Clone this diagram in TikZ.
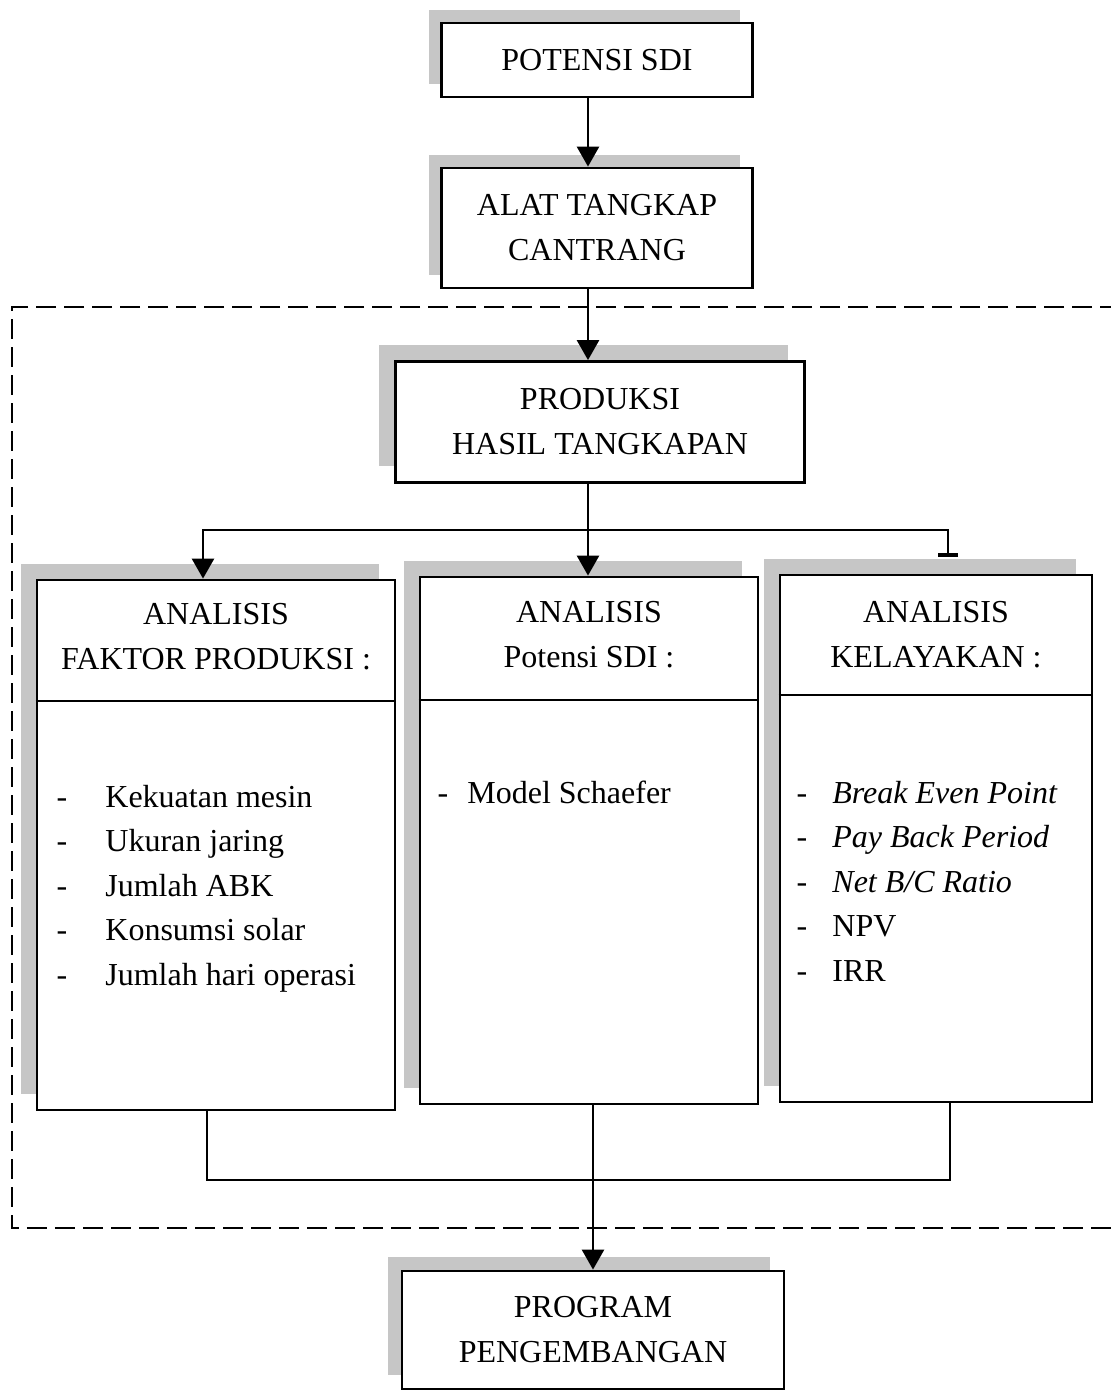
\documentclass[tikz,border=0pt]{standalone}
\usepackage{fontspec}
\setmainfont{Liberation Serif}
\usetikzlibrary{arrows.meta,shadows}

\tikzset{
  box/.style={draw, line width=1.4pt, fill=white, inner sep=0pt, align=center,
    font=\fontsize{16}{22.5}\selectfont},
  shd/.style={drop shadow={shadow xshift=-#1, shadow yshift=#1, fill=gray!45, opacity=1}},
  txt/.style={inner sep=0pt, align=center, font=\fontsize{16}{22.5}\selectfont},
  conn/.style={line width=1.3pt},
  arr/.style={conn, -{Triangle[width=11pt,length=10pt]}},
}

\begin{document}
\begin{tikzpicture}[x=0.5pt, y=-0.5pt]
\useasboundingbox (0,0) rectangle (1110,1392);

% dashed frame, open on the right
\draw[line width=1.3pt, dash pattern=on 10pt off 4pt] (1120,307) -- (12,307) -- (12,1228) -- (1120,1228);

% top chain
\node[box, shd=6.5pt, minimum width=155.5pt, minimum height=37pt] (pot) at (597,60) {POTENSI SDI};
\node[box, shd=6.5pt, minimum width=155.5pt, minimum height=60pt] (alat) at (597,228) {ALAT TANGKAP\\CANTRANG};
\node[box, shd=8.5pt, minimum width=204.5pt, minimum height=60.5pt] (prod) at (600,422) {PRODUKSI\\HASIL TANGKAPAN};

% analysis boxes
\node[box, shd=8pt, minimum width=179pt, minimum height=265pt] (fp) at (216,845) {};
\node[box, shd=8pt, minimum width=169pt, minimum height=263.5pt] (ps) at (589,840.5) {};
\node[box, shd=8pt, minimum width=156pt, minimum height=263.5pt] (kl) at (936,838.5) {};
\draw[line width=1.4pt] (fp.west |- 0,701) -- (fp.east |- 0,701);
\draw[line width=1.4pt] (ps.west |- 0,700) -- (ps.east |- 0,700);
\draw[line width=1.4pt] (kl.west |- 0,695) -- (kl.east |- 0,695);

\node[txt] (fph) at (216,637) {ANALISIS\\FAKTOR PRODUKSI :};
\node[txt] (psh) at (589,635) {ANALISIS\\Potensi SDI :};
\node[txt] (klh) at (936,635) {ANALISIS\\KELAYAKAN :};

\foreach \t [count=\i] in {Kekuatan mesin, Ukuran jaring, Jumlah ABK, Konsumsi solar, Jumlah hari operasi}
{
  \pgfmathsetmacro\yy{807+44.5*(\i-1)}
  \node[txt, anchor=base] (fpd\i) at (62,\yy) {-};
  \node[txt, anchor=base west] (fpi\i) at (105,\yy) {\t};
}

\node[txt, anchor=base] (psd1) at (443,803) {-};
\node[txt, anchor=base west] (psi1) at (467,803) {Model Schaefer};

\foreach \t [count=\i] in {\textit{Break Even Point}, \textit{Pay Back Period}, \textit{Net B/C Ratio}, NPV, IRR}
{
  \pgfmathsetmacro\yy{803+44.5*(\i-1)}
  \node[txt, anchor=base] (kld\i) at (802,\yy) {-};
  \node[txt, anchor=base west] (kli\i) at (832,\yy) {\t};
}

% bottom box
\node[box, shd=7pt, minimum width=191pt, minimum height=59pt] (prog) at (593,1330) {PROGRAM\\PENGEMBANGAN};

% connectors
\coordinate (spine) at (588,0);
\coordinate (split) at (588,530);
\coordinate (join) at (592,1180);
\draw[arr] (pot.south -| spine) -- (alat.north -| spine);
\draw[arr] (alat.south -| spine) -- (prod.north -| spine);
\draw[conn] (prod.south -| split) -- (split);
\draw[arr] (split) -| ([xshift=-6.5pt]fp.north);
\draw[arr] (split) -- (split |- ps.north);
\draw[conn, -{Bar[width=10pt, line width=2pt]}] (split) -| ([shift={(6pt,8.5pt)}]kl.north);
\draw[conn] ([xshift=-4.5pt]fp.south) |- (join) -| ([xshift=7pt]kl.south);
\draw[arr] (ps.south -| prog.north) -- (prog.north);
\end{tikzpicture}
\end{document}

EXERCISE DIRECTIONS — Leave out any pictures, please, and quote only the lines from the top of the data through the line that contains "(12,1228) -- (1120,1228);".

EXERCISE RESULT —
Clone this diagram in TikZ.
\documentclass[tikz,border=0pt]{standalone}
\usepackage{fontspec}
\setmainfont{Liberation Serif}
\usetikzlibrary{arrows.meta,shadows}

\tikzset{
  box/.style={draw, line width=1.4pt, fill=white, inner sep=0pt, align=center,
    font=\fontsize{16}{22.5}\selectfont},
  shd/.style={drop shadow={shadow xshift=-#1, shadow yshift=#1, fill=gray!45, opacity=1}},
  txt/.style={inner sep=0pt, align=center, font=\fontsize{16}{22.5}\selectfont},
  conn/.style={line width=1.3pt},
  arr/.style={conn, -{Triangle[width=11pt,length=10pt]}},
}

\begin{document}
\begin{tikzpicture}[x=0.5pt, y=-0.5pt]
\useasboundingbox (0,0) rectangle (1110,1392);

% dashed frame, open on the right
\draw[line width=1.3pt, dash pattern=on 10pt off 4pt] (1120,307) -- (12,307) -- (12,1228) -- (1120,1228);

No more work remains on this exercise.